Wan2.2: Alibaba’s Open‑Source Breakthrough in AI Video Generation

July 29, 2025Provided by Utku Ege Tuluk

The Wan2.2 project (hosted at Wan‑Video/Wan2.2) marks another leap forward in large‑scale, open, consumer‑accessible video generative models developed by the Wan‑AI team at Alibaba Cloud (GitHub). Released on July 28, 2025, this upgrade offers major technical advancements over the previous Wan2.1 version (Hugging Face).

🚀 Key Innovations in Wan2.2

1. Mixture‑of‑Experts (MoE) Architecture

Wan2.2’s A14B model uses a Mixture‑of‑Experts (MoE) mechanism that combines two specialized expert sub‑models: one for early high‑noise denoising and another for later fine‑detail refinement.
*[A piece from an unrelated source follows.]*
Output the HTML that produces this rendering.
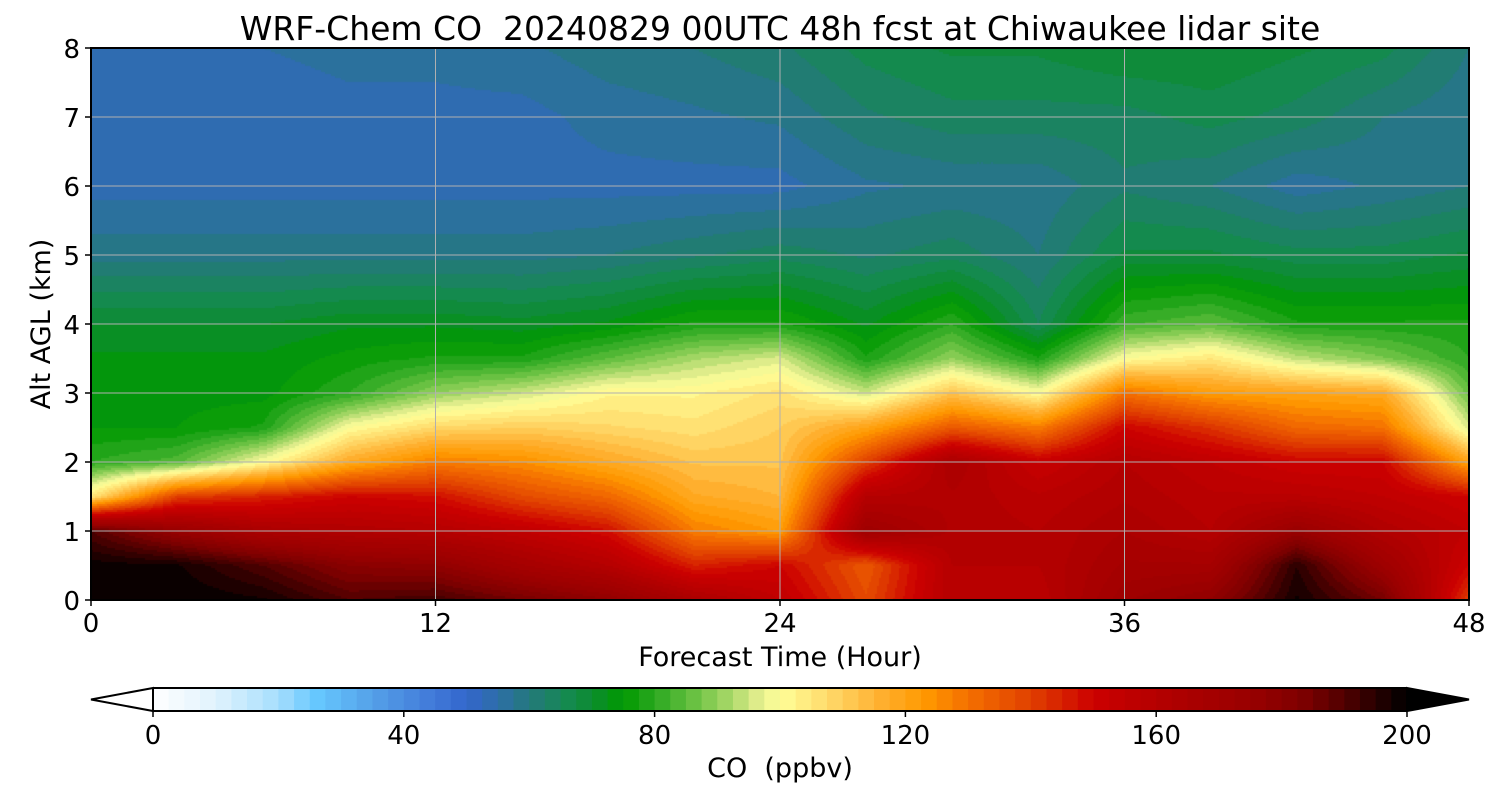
<!DOCTYPE html>
<html><head><meta charset="utf-8"><style>
body{margin:0;background:#fff;width:1500px;height:800px;overflow:hidden;font-family:"DejaVu Sans","Liberation Sans",sans-serif}
#wrap{position:relative;width:1500px;height:800px}
canvas{position:absolute;left:91px;top:48px}
svg{position:absolute;left:0;top:0;font-family:"DejaVu Sans","Liberation Sans",sans-serif}
svg text{white-space:pre}
</style></head><body>
<div id="wrap">
<canvas id="cv" width="1378" height="552"></canvas>
<svg id="sv" width="1500" height="800"></svg>
</div>
<script>
// data
const times=[0,3,6,9,12,15,18,21,24,27,30,33,36,39,42,45,48];
const heights=[0,0.5,1,1.5,2,2.5,3,3.5,4,5,6,7,8];
const coValues=[
[200,199,190,105,80,75,74,73,70,59,54,53,53],
[200,198,175,140,84,75,74,73,70,59,54,53,54],
[198,190,165,145,100,78,74,73,70,59,54,53,55],
[190,180,162,150,118,100,80,76,72,59,54,54,56],
[192,178,160,148,128,108,90,78,72,59,54,54,56],
[185,168,155,138,125,110,95,78,71,59,54,54,57],
[178,160,148,132,118,108,102,85,73,60,54,56,59],
[165,145,128,118,112,106,102,92,78,62,54,57,60],
[155,150,122,115,112,110,106,96,78,64,54,58,62],
[138,135,172,160,140,120,95,78,72,62,57,62,66],
[160,160,162,162,165,135,112,90,80,64,58,64,68],
[158,160,160,158,152,128,100,78,65,60,58,64,68],
[172,168,165,162,160,150,130,100,82,68,62,64,70],
[178,168,160,158,155,142,122,105,85,68,60,66,70],
[198,195,175,158,150,132,120,94,78,66,56,64,68],
[185,172,162,155,150,130,118,88,78,66,58,60,66],
[140,150,155,150,120,96,86,80,78,68,60,58,60]];
const xTicks=[0,12,24,36,48];
const yTicks=[0,1,2,3,4,5,6,7,8];
const cbTicks=[0,40,80,120,160,200];
const cmapV=[0,10,20,26,35,45,50,55,60,66,70,75,80,86,92,97,100,108,116,123,130,140,150,162,175,183,190,196,200];
const cmapC=["#ffffff","#e0f2fd","#a6defd","#66c8ff","#55a0e8","#4078d8","#3366cc","#2d6ea8","#24787c","#158a50","#0c8c30","#009900","#2aa820","#66c040","#a8d868","#e8f090","#ffff99","#ffd868","#ffb030","#ff9900","#f47000","#e04000","#cc0000","#b00000","#990000","#800000","#500000","#200000","#000000"];

const PX=91,PY=48,PW=1378,PH=552;
const xs=t=>PX+t/48*PW, ys=h=>PY+PH-h/8*PH;
function hex(c){return [parseInt(c.slice(1,3),16),parseInt(c.slice(3,5),16),parseInt(c.slice(5,7),16)];}
function color(v){v=Math.max(0,Math.min(200,v));
 for(let i=0;i<cmapV.length-1;i++){if(v<=cmapV[i+1]){const f=(v-cmapV[i])/(cmapV[i+1]-cmapV[i]);const a=hex(cmapC[i]),b=hex(cmapC[i+1]);return a.map((x,k)=>Math.round(x+(b[k]-x)*f));}}
 return [0,0,0];}
function seg(arr,v){for(let i=0;i<arr.length-1;i++)if(v<=arr[i+1])return [i,(v-arr[i])/(arr[i+1]-arr[i])];return [arr.length-2,1];}
function val(t,h){const [i,fi]=seg(times,t),[j,fj]=seg(heights,h);
 const a=coValues[i][j],b=coValues[i][j+1],c=coValues[i+1][j],d=coValues[i+1][j+1];
 return (a*(1-fj)+b*fj)*(1-fi)+(c*(1-fj)+d*fj)*fi;}
const ctx=document.getElementById('cv').getContext('2d');
const S=2;
for(let px=0;px<PW;px+=S){for(let py=0;py<PH;py+=S){
 const t=(px+S/2)/PW*48,h=(PH-py-S/2)/PH*8;
 let v=Math.floor(val(t,h)/2.5)*2.5+1.25;
 const c=color(v);ctx.fillStyle=`rgb(${c[0]},${c[1]},${c[2]})`;ctx.fillRect(px,py,S,S);}}

const sv=document.getElementById('sv');const NS='http://www.w3.org/2000/svg';
function el(tag,attrs,txt){const e=document.createElementNS(NS,tag);for(const k in attrs)e.setAttribute(k,attrs[k]);if(txt!==undefined)e.textContent=txt;sv.appendChild(e);return e;}
xTicks.forEach(t=>{
 const g=el('line',{x1:xs(t),x2:xs(t),y1:PY,y2:PY+PH,stroke:'#b0b0b0','stroke-width':1});
 
 const tk=el('line',{x1:xs(t),x2:xs(t),y1:PY+PH,y2:PY+PH+6,stroke:'#000','stroke-width':1.5});
 
 const l=el('text',{x:xs(t),y:632,'font-size':26,'text-anchor':'middle'},t);
 
});
yTicks.forEach(h=>{
 const g=el('line',{x1:PX,x2:PX+PW,y1:ys(h),y2:ys(h),stroke:'#b0b0b0','stroke-width':1});
 
 const tk=el('line',{x1:PX-6,x2:PX,y1:ys(h),y2:ys(h),stroke:'#000','stroke-width':1.5});
 
 const l=el('text',{x:80,y:ys(h)+10,'font-size':26,'text-anchor':'end'},h);
 
});
const fr=el('rect',{x:PX,y:PY,width:PW,height:PH,fill:'none',stroke:'#000','stroke-width':2});

const ti=el('text',{x:780,y:40,'font-size':33,'text-anchor':'middle'},'WRF-Chem CO  20240829 00UTC 48h fcst at Chiwaukee lidar site');

const xl=el('text',{x:780,y:666,'font-size':27,'text-anchor':'middle'},'Forecast Time (Hour)');

const yl=el('text',{x:0,y:0,'font-size':27,'text-anchor':'middle',transform:'translate(50,324) rotate(-90)'},'Alt AGL (km)');


const CX0=153,CX1=1407,CY=688,CH=23;const cx=v=>CX0+v/200*(CX1-CX0);
for(let v=0;v<200;v+=2.5){const c=color(v+1.25);
 const r=el('rect',{x:cx(v),y:CY,width:cx(v+2.5)-cx(v)+0.5,height:CH,fill:`rgb(${c[0]},${c[1]},${c[2]})`});
 }
const lt=el('polygon',{points:`${CX0},${CY} 91,${CY+CH/2} ${CX0},${CY+CH}`,fill:'#fff',stroke:'#000','stroke-width':2});

const rt=el('polygon',{points:`${CX1},${CY} 1469,${CY+CH/2} ${CX1},${CY+CH}`,fill:'#000',stroke:'#000','stroke-width':2});

const cb=el('path',{d:`M${CX0},${CY}H${CX1} M${CX0},${CY+CH}H${CX1}`,stroke:'#000','stroke-width':2,fill:'none'});

cbTicks.forEach(v=>{
 const tk=el('line',{x1:cx(v),x2:cx(v),y1:CY+CH,y2:CY+CH+6,stroke:'#000','stroke-width':1.5});
 
 const l=el('text',{x:cx(v),y:744,'font-size':26,'text-anchor':'middle'},v);
 
});
const cl=el('text',{x:780,y:777,'font-size':27,'text-anchor':'middle'},'CO  (ppbv)');

</script>
</body></html>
While the model totals ~27 billion parameters, only ~14 billion are active per inference step—maintaining inference cost while boosting capacity and performance (Hugging Face).

2. Cinematic‑Level Aesthetic Control

The training pipeline includes finely labeled aesthetic datasets (lighting, composition, color maps, contrast), enabling precise control over cinematic styles in generated video outputs (Hugging Face).

3. Expanded & Diverse Training Data

Compared to Wan2.1, Wan2.2 is trained with 65.6% more images and 83.2% more videos, significantly improving generalizability across motion patterns, semantics, and visual quality. As a result, it leads across both open‑source and closed‑source benchmarks on Wan‑Bench 2.0 (Hugging Face).

4. Lightweight 5 B TI2V Model for 720p@24fps

The TI2V‑5B variant integrates text‑to‑video (T2V) and image‑to‑video (I2V) capabilities within one high‑compression model. Its custom Wan2.2‑VAE achieves a 64× compression, enabling 720p output at 24 fps in under ~9 minutes on an RTX 4090—among the fastest for that resolution running on consumer hardware (Hugging Face).

Available Models & Features

Model	Configuration	Supports	Notes
A14B (MoE)	2×14B experts	Text‑to‑Video, Image‑to‑Video	Excellent quality, similar memory cost to single expert (Hugging Face, Wan AI)
TI2V‑5B	Dense 5B + high‑compression VAE	Unified T2V & I2V	Efficient, 720p@24fps on single consumer GPU (Hugging Face, Hugging Face)

Getting Started

git clone https://github.com/Wan-Video/Wan2.2.git
cd Wan2.2
pip install -r requirements.txt

Model download is supported via Hugging Face or ModelScope CLI. Examples: Wan2.2-T2V-A14B, I2V-A14B, Wan2.2-TI2V-5B. The TI2V‑5B model supports both T2V and I2V at 720p (Hugging Face).

Inference scripts offer options for prompt extension and memory offloading to optimize VRAM use. ComfyUI and Diffusers integration is already available as of the July 28 release (GitHub).

Community & Development

Wan2.2 opened access for community projects. It has already been integrated into ComfyUI workflows and Hugging Face Spaces. Ongoing development includes plans for multi‑GPU inference support, more model checkpoints, and full integration with ComfyUI and Diffusers (GitHub).

Community discussion on GitHub includes questions about video length limits and MoE tuning. The project is under active development, with new issues and contributions appearing daily (GitHub).

Why It Matters

Open‑source leadership: Wan2.2 is fully Apache‑2.0 licensed and accessible to developers, researchers, and creators worldwide (GitHub).
Consumer‑grade access: Even the capable 5B model runs efficiently on GPUs like the RTX 4090—broadening access beyond high‑end clusters.
Visual quality leaps: Integration of MoE and aesthetic labels yields richer, more cinematic, precise video outputs.

Summary

Wan2.2 delivers a major upgrade over Wan2.1 in video generative performance, efficiency, and aesthetic control. With both high‑fidelity MoE models and a streamlined high‑compression variant, it balances quality with accessibility. For anyone interested in working with open video generation models, Wan2.2 is a standout release.